Short problem: Write the listing below out again exactly, dropping the images.

Given material:
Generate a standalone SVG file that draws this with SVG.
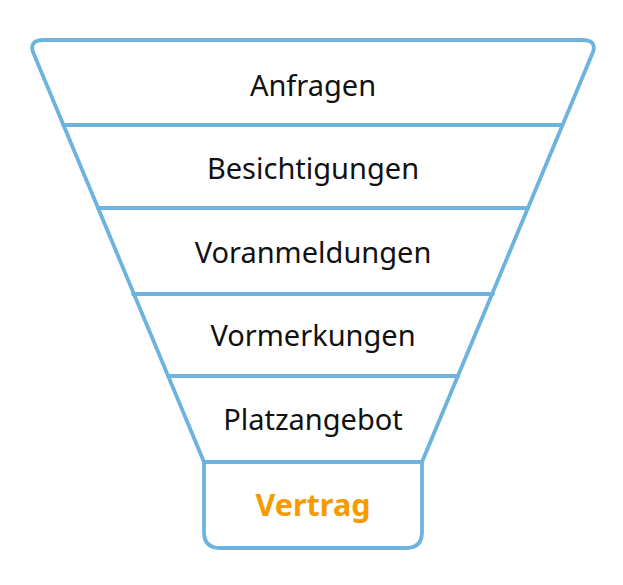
<svg xmlns="http://www.w3.org/2000/svg" width="623" height="585" viewBox="0 0 623 585">
<style>
.f{fill:none;stroke:#6cb4dd;stroke-width:3.8;stroke-linejoin:round;stroke-linecap:round}
.t{font-family:"Noto Sans","Open Sans",sans-serif;font-size:29px;fill:#111;text-anchor:middle}
.v{font-family:"Noto Sans","Open Sans",sans-serif;font-size:30.5px;font-weight:bold;fill:#f59b00;text-anchor:middle}
</style>
<rect width="623" height="585" fill="#fff"/>
<g id="funnel">
<path class="f" d="M44,40 L582,40 Q597,40 593,52 L422,462 L204,462 L33,52 Q29,40 44,40 Z"/>
</g>
<g id="connectors">
<line class="f" x1="63" y1="125" x2="561" y2="125"/>
<line class="f" x1="98" y1="208" x2="528" y2="208"/>
<line class="f" x1="133" y1="294" x2="493" y2="294"/>
<line class="f" x1="168" y1="376" x2="458" y2="376"/>
</g>
<g id="n1"><text class="t" x="313" y="96">Anfragen</text></g>
<g id="n2"><text class="t" x="313" y="179">Besichtigungen</text></g>
<g id="n3"><text class="t" x="313" y="263">Voranmeldungen</text></g>
<g id="n4"><text class="t" x="313" y="346">Vormerkungen</text></g>
<g id="n5"><text class="t" x="313" y="430">Platzangebot</text></g>
<g id="n6">
<path class="f" d="M204,462 L204,532 Q204,548 220,548 L406,548 Q422,548 422,532 L422,462"/>
<text class="v" x="313" y="516">Vertrag</text>
</g>
</svg>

Task output:
Generate a standalone SVG file that draws this with SVG.
<svg xmlns="http://www.w3.org/2000/svg" width="623" height="585" viewBox="0 0 623 585">
<style>
.f{fill:none;stroke:#6cb4dd;stroke-width:3.8;stroke-linejoin:round;stroke-linecap:round}
.t{font-family:"Noto Sans","Open Sans",sans-serif;font-size:29px;fill:#111;text-anchor:middle}
.v{font-family:"Noto Sans","Open Sans",sans-serif;font-size:30.5px;font-weight:bold;fill:#f59b00;text-anchor:middle}
</style>
<rect width="623" height="585" fill="#fff"/>
<g id="funnel">
<path class="f" d="M44,40 L582,40 Q597,40 593,52 L422,462 L204,462 L33,52 Q29,40 44,40 Z"/>
</g>
<g id="connectors">
<line class="f" x1="63" y1="125" x2="561" y2="125"/>
<line class="f" x1="98" y1="208" x2="528" y2="208"/>
<line class="f" x1="133" y1="294" x2="493" y2="294"/>
<line class="f" x1="168" y1="376" x2="458" y2="376"/>
</g>
<g id="n1"><text class="t" x="313" y="96">Anfragen</text></g>
<g id="n2"><text class="t" x="313" y="179">Besichtigungen</text></g>
<g id="n3"><text class="t" x="313" y="263">Voranmeldungen</text></g>
<g id="n4"><text class="t" x="313" y="346">Vormerkungen</text></g>
<g id="n5"><text class="t" x="313" y="430">Platzangebot</text></g>
<g id="n6">
<path class="f" d="M204,462 L204,532 Q204,548 220,548 L406,548 Q422,548 422,532 L422,462"/>
<text class="v" x="313" y="516">Vertrag</text>
</g>
</svg>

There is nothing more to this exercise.